Republican presidential hopeful John McCain often pays tribute to Ronald Reagan. Now he is courting wavering working class Democrats who helped put his hero in the White House.

McCain was in the crucial swing state of Pennsylvania on Tuesday — the current ground zero of the tense Democratic race — a week before launching a tour of corners of America where Republicans often fear to tread.

He was laying down a marker in one of the states likely to decide November’s presidential election, hot on the trail of fabled “Reagan Democrats.”

“Pennsylvania remains a battleground state, there is no doubt about that,” McCain told reporters here.

“I will travel all over America and compete in every part of America … we will be going to places where not only no Republican candidate has ever appeared, but no presidential candidate has ever appeared.”

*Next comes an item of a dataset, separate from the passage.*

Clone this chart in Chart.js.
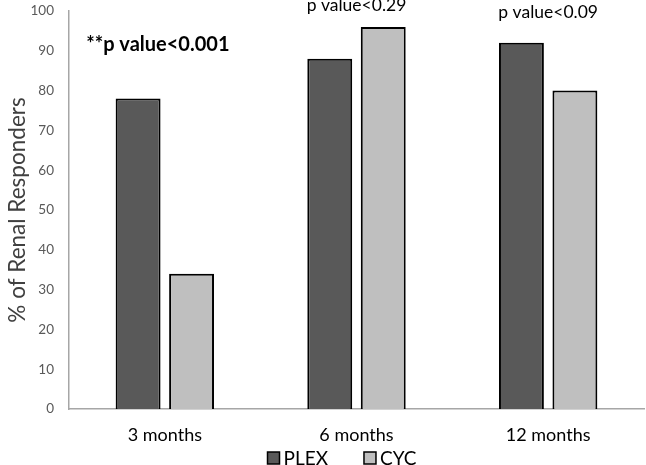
<!DOCTYPE html>
<html><head><meta charset="utf-8">
<script src="https://cdn.jsdelivr.net/npm/chart.js@4"></script>
<style>html,body{margin:0;padding:0;background:#fff}#wrap{width:646px;height:465px}</style>
</head><body><div id="wrap"><canvas id="c" width="646" height="465"></canvas></div>
<script>
const categories = ["3 months", "6 months", "12 months"];
const plexValues = [78, 88, 92];
const cycValues = [34, 96, 80];
const pLabels = ["**p value<0.001", "p value<0.29", "p value<0.09"];
const pLabelValues = [91.5, 101.5, 99.7];
const yTicks = [0,10,20,30,40,50,60,70,80,90,100];

const FONT = "Lato, 'Open Sans', sans-serif";

const annot = {
  id: 'annot',
  afterDatasetsDraw(chart) {
    const ctx = chart.ctx, xs = chart.scales.x, ys = chart.scales.y;
    ctx.save();
    ctx.textAlign = 'center'; ctx.textBaseline = 'middle';
    ctx.fillStyle = '#000';
    pLabels.forEach((t, i) => {
      ctx.font = (i === 0 ? 'bold 20px ' : '17.5px ') + FONT;
      ctx.fillText(t, xs.getPixelForValue(i) - (i === 0 ? 7 : 0), ys.getPixelForValue(pLabelValues[i]));
    });
    ctx.restore();
  }
};

const customLegend = {
  id: 'customLegend',
  afterDraw(chart) {
    const ctx = chart.ctx;
    const box = 12, gap = 4, spacing = 36, cy = 458, cx = 342;
    ctx.save();
    ctx.font = '19px ' + FONT;
    ctx.textBaseline = 'middle'; ctx.textAlign = 'left';
    const items = chart.data.datasets.map(d => ({ text: d.label, fill: d.backgroundColor, w: box + gap + ctx.measureText(d.label).width }));
    const total = items.reduce((s, it) => s + it.w, 0) + spacing * (items.length - 1);
    let x = cx - total / 2;
    items.forEach(it => {
      ctx.fillStyle = it.fill;
      ctx.fillRect(x, cy - box / 2, box, box);
      ctx.lineWidth = 1.5; ctx.strokeStyle = '#000';
      ctx.strokeRect(x, cy - box / 2, box, box);
      ctx.fillStyle = '#000';
      ctx.fillText(it.text, x + box + gap, cy + 1);
      x += it.w + spacing;
    });
    ctx.restore();
  }
};

new Chart(document.getElementById('c'), {
  type: 'bar',
  data: {
    labels: categories,
    datasets: [
      { label: 'PLEX', data: plexValues, backgroundColor: '#595959', borderColor: '#000', borderWidth: 2,
        categoryPercentage: 0.558, barPercentage: 0.84 },
      { label: 'CYC', data: cycValues, backgroundColor: '#bfbfbf', borderColor: '#000', borderWidth: 2,
        categoryPercentage: 0.558, barPercentage: 0.84 }
    ]
  },
  options: {
    responsive: false, animation: false, devicePixelRatio: 1,
    layout: { padding: { top: 11, right: 2, left: 0, bottom: 20 } },
    plugins: {
      legend: { display: false },
      tooltip: { enabled: false }
    },
    scales: {
      x: {
        grid: { display: false, drawTicks: false },
        border: { color: '#a6a6a6', width: 1.5 },
        ticks: { color: '#000', font: { family: FONT, size: 18 }, padding: 15 },
        afterFit(s) { s.height = 36; s.paddingLeft = 0; s.paddingRight = 0; }
      },
      y: {
        min: 0, max: 100,
        afterBuildTicks(ax) { ax.ticks = yTicks.map(v => ({ value: v })); },
        grid: { display: false, drawTicks: false },
        border: { color: '#a6a6a6', width: 1.5 },
        ticks: { color: '#595959', font: { family: FONT, size: 13.5 }, padding: 15 },
        title: { display: true, text: '% of Renal Responders', color: '#404040',
          font: { family: FONT, size: 22.5 }, padding: { top: 4, bottom: 0 } },
        afterFit(s) { s.width = 69; s.paddingTop = 0; s.paddingBottom = 0; }
      }
    }
  },
  plugins: [annot, customLegend]
});
</script></body></html>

The Arizona senator is offering glimpses of his general election strategy, seemingly geared to the assumption that Democrat Barack Obama will finally oust Hillary Clinton and be his opponent in November.

He is targeting white, blue collar voters in gritty rust-belt states, blighted by economic pain, whom Obama has struggled to attract in his fight against Clinton.

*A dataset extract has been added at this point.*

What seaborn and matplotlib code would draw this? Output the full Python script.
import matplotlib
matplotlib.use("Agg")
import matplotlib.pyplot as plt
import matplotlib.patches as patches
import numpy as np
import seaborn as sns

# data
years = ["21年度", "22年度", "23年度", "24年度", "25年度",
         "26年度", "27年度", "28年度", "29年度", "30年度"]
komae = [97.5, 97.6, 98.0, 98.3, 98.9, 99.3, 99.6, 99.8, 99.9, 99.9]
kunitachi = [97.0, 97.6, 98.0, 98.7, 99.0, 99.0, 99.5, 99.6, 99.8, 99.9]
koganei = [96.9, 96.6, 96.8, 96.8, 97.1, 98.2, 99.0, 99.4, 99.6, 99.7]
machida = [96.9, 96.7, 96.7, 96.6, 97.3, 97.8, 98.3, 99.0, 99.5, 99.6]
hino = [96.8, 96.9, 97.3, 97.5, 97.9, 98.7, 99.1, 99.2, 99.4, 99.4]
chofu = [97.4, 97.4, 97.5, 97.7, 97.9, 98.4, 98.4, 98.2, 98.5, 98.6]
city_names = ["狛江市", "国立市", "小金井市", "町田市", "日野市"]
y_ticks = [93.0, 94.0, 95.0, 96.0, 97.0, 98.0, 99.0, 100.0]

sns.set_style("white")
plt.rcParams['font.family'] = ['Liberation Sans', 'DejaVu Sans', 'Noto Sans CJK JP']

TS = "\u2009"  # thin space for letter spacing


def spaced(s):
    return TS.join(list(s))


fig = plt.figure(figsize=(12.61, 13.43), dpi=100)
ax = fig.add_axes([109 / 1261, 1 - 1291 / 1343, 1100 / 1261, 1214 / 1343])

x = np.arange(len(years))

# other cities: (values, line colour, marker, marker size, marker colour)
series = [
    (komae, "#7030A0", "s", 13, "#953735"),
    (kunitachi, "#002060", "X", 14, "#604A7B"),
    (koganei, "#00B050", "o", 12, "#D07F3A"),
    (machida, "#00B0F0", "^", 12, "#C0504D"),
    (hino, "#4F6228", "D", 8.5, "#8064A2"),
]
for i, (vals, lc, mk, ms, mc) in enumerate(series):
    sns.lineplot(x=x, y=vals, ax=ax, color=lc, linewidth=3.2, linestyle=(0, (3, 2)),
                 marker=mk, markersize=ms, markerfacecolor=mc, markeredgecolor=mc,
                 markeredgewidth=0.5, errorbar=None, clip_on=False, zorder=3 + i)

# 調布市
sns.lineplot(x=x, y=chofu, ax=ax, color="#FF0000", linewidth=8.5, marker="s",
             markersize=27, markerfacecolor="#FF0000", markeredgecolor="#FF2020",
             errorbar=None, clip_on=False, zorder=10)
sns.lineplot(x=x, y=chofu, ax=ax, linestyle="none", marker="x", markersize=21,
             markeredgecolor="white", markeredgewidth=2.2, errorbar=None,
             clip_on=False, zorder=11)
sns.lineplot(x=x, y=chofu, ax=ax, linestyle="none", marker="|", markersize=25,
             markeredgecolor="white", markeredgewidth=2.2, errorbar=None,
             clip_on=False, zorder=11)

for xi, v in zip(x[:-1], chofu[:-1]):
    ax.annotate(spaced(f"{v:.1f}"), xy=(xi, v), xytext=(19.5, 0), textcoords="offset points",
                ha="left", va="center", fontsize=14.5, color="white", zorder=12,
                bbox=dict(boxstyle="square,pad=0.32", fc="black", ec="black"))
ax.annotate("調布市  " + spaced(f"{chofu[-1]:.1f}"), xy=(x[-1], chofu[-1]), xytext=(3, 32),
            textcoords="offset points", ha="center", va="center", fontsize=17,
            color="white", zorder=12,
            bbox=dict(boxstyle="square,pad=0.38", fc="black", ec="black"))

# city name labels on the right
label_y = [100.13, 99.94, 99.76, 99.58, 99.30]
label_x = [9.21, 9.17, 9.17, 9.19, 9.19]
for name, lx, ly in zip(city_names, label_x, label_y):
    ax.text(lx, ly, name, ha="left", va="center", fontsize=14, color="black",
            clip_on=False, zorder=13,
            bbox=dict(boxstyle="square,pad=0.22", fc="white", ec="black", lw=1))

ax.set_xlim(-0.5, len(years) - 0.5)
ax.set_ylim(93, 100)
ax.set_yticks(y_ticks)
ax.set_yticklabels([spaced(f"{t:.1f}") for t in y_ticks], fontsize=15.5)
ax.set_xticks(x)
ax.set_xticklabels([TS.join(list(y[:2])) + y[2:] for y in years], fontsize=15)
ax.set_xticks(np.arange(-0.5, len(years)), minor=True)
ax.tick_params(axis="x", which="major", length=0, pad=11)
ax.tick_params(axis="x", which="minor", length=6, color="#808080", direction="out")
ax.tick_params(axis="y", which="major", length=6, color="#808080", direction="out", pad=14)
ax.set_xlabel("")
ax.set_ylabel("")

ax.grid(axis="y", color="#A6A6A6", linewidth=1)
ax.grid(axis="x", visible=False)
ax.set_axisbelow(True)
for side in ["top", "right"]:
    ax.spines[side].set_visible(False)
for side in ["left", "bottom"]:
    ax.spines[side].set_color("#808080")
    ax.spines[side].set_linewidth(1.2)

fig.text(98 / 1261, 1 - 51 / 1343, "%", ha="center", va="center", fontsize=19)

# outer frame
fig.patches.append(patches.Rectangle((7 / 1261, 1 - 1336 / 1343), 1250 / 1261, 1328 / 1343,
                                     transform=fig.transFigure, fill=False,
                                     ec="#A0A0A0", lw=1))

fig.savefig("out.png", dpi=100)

McCain, a plain-spoken military veteran who bears the scars of his Vietnam war service, may be a good fit with this socially conservative constituency, which is leaning toward Clinton in the Democratic race.

The “Reagan Democrats,” who deserted their party to back ex-president Reagan in 1980 and 1984, are a key swing vote, in several swing general election states — including Ohio and Pennsylvania.

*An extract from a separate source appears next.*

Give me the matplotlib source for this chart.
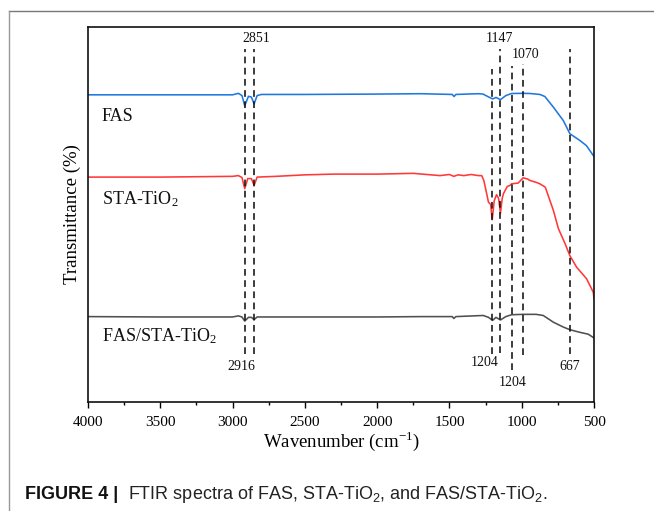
import matplotlib
matplotlib.use("Agg")
import matplotlib.pyplot as plt
from matplotlib.lines import Line2D
from matplotlib.ticker import MultipleLocator

# ---------------- data ----------------
fas_wn = [4000, 3500, 3000, 2960, 2935, 2916, 2890, 2870, 2851, 2830, 2800, 2500, 2000, 1700,
          1480, 1468, 1455, 1300, 1268, 1235, 1201, 1178, 1147, 1110, 1070, 992, 943, 874,
          840, 781, 712, 667, 598, 552, 500]
fas_t = [82.0, 82.0, 82.0, 82.4, 81.8, 79.1, 81.6, 81.4, 79.6, 81.8, 82.1, 82.1, 82.2, 82.3,
         82.1, 81.55, 82.1, 82.3, 82.2, 81.55, 80.9, 81.3, 80.7, 81.8, 82.35, 82.4, 82.35, 82.1,
         81.55, 78.7, 75.1, 71.6, 69.8, 68.4, 65.5]

sta_wn = [4000, 3500, 3000, 2960, 2935, 2916, 2895, 2870, 2851, 2830, 2700, 2500, 2300, 2000,
          1750, 1565, 1500, 1470, 1440, 1400, 1350, 1300, 1277, 1262, 1247, 1230, 1215, 1204,
          1190, 1174, 1160, 1147, 1135, 1126, 1100, 1082, 1070, 1025, 990, 960, 943, 900, 874,
          837, 781, 746, 700, 667, 620, 551, 505, 500]
sta_t = [60.0, 60.0, 60.2, 60.4, 59.9, 56.9, 59.6, 59.6, 57.8, 60.0, 60.2, 60.6, 60.8, 60.8,
         61.0, 60.4, 60.7, 60.2, 60.6, 60.4, 60.7, 60.4, 60.4, 59.1, 56.4, 53.3, 52.7, 48.6,
         53.7, 55.3, 54.3, 50.3, 54.3, 55.6, 57.5, 57.75, 58.2, 58.4, 59.8, 59.5, 59.1, 58.6, 58.2,
         57.3, 51.1, 46.2, 42.2, 39.0, 35.9, 32.8, 29.2, 27.5]

mix_wn = [4000, 3500, 3000, 2960, 2935, 2916, 2890, 2870, 2851, 2830, 2500, 2000, 1700, 1480,
          1470, 1455, 1266, 1230, 1201, 1178, 1147, 1110, 1070, 992, 900, 851, 781, 712, 667,
          598, 540, 500]
mix_t = [22.7, 22.6, 22.6, 22.9, 22.6, 21.5, 22.5, 22.5, 21.9, 22.6, 22.6, 22.6, 22.7, 22.7,
         22.2, 22.7, 23.0, 22.5, 21.7, 22.5, 21.8, 22.7, 23.2, 23.3, 23.3, 23.0, 21.2, 19.9, 19.2,
         18.5, 18.0, 17.0]

series_names = ["FAS", "STA-TiO$\\mathregular{_2}$", "FAS/STA-TiO$\\mathregular{_2}$"]
series_label_y = [75.1, 52.7, 16.2]

dash_wn = [2916, 2851, 1204, 1147, 1070, 992, 667]
dash_top = [94.25, 94.25, 88.96, 94.3, 89.8, 90.3, 94.3]
dash_bottom = [12.8, 12.8, 12.75, 12.9, 8.3, 12.3, 12.6]

annot_text = ["2851", "1147", "1070", "2916", "1204", "1204", "667"]
annot_wn = [2835, 1152, 974, 2937, 1254, 1060, 671]
annot_y = [97.06, 97.06, 92.8, 9.3, 10.4, 5.1, 9.3]

xticks = [4000, 3500, 3000, 2500, 2000, 1500, 1000, 500]

# ---------------- figure ----------------
W, H = 654, 511
fig = plt.figure(figsize=(W / 100, H / 100), dpi=100)
fig.patch.set_facecolor("white")

# outer frame (top and left edges)
fig.add_artist(Line2D([9.3 / W, 1.0], [1 - 10.7 / H, 1 - 10.7 / H], transform=fig.transFigure,
                      color="#777777", lw=1.0))
fig.add_artist(Line2D([9.3 / W, 9.3 / W], [0.0, 1 - 10.7 / H], transform=fig.transFigure,
                      color="#999999", lw=1.0))

ax = fig.add_axes([88 / W, 1 - 401.5 / H, (594 - 88) / W, (401.5 - 27.5) / H])
serif = "Liberation Serif"

ax.plot(fas_wn, fas_t, color="#1f78e0", lw=1.15)
ax.plot(sta_wn, sta_t, color="#ff3838", lw=1.15)
ax.plot(mix_wn, mix_t, color="#505050", lw=1.15)

for x, y0, y1 in zip(dash_wn, dash_bottom, dash_top):
    ax.plot([x, x], [y0, y1], color="#111111", lw=1.15, ls=(0, (4.2, 2.8)))

for name, y in zip(series_names, series_label_y):
    ax.text(3905, y, name, family=serif, fontsize=13, ha="left", va="baseline", color="#111111")

for t, x, y in zip(annot_text, annot_wn, annot_y):
    ax.text(x, y, t, family=serif, fontsize=10, ha="center", va="center", color="#111111")

ax.set_xlim(4000, 500)
ax.set_ylim(0, 100)
ax.set_xticks(xticks)
ax.set_xticklabels([str(v) for v in xticks], family=serif, fontsize=11)
ax.xaxis.set_minor_locator(MultipleLocator(250))
ax.tick_params(axis="x", which="major", direction="out", length=4.5, width=1.0, pad=6)
ax.tick_params(axis="x", which="minor", direction="out", length=2.5, width=1.0)
ax.set_yticks([])
for sp in ax.spines.values():
    sp.set_linewidth(1.2)
    sp.set_color("#111111")

ax.set_xlabel("Wavenumber (cm$^{\\mathregular{-1}}$)", family=serif, fontsize=13.5, labelpad=0)
ax.set_ylabel("Transmittance (%)", family=serif, fontsize=13.5, labelpad=5)

# caption
fig.text(25 / W, 1 - 499.3 / H, "FIGURE 4 |", family="Liberation Sans", weight="bold",
         fontsize=13, ha="left", va="baseline", color="#111111")
fig.text(128 / W, 1 - 499.3 / H,
         "FTIR spectra of FAS, STA-TiO$\\mathregular{_2}$, and FAS/STA-TiO$\\mathregular{_2}$.",
         family="Liberation Sans", fontsize=13, ha="left", va="baseline", color="#222222")

fig.savefig("out.png", dpi=100)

The reasoning behind McCain’s strategy was revealed in a Quinnipiac University poll of Pennsylvania Democrats published Tuesday.

“One out of four Clinton voters, including a third of men, say they will vote for Republican Senator John McCain in November if Obama is the Democratic candidate,” said the University’s assistant polling director Clay Richards.

The poll found that self identified “Reagan Democrats” were backing Clinton 55 to 40 percent ahead of the Pennsylvania primary on April 22.

McCain joined Clinton in jumping on Obama’s comment last week that some rural working class voters turned to God and guns when economic times were hard, arguing these were the exact same people who fought America’s wars.

“I think those comments are elitist,” McCain said on Monday.

“That’s a fundamental contradiction of what I think America is all about.”

Clinton says she is the only Democrat who can win this core constituency in November, despite trailing Obama in the nationwide nominating race.

And McCain’s pitch to this bloc is already influencing the Democratic race.

Andrew Dowdle, professor of political science at the University of Arkansas, Clinton’s former home state, said she would argue that African Americans and affluent liberals who generally back Obama will vote for whoever emerges as the Democratic nominee.

“What she has got to end up proving is that she can win those swing constituencies, especially working class whites,” said Dowdle.

So a big win here in Pennsylvania is vital.

“It (would) give her more legitimacy to claim that she is the candidate who can really move Democratic voters to come out,” said Professor Tom Baldino, of Wilkes University, Pennsylvania.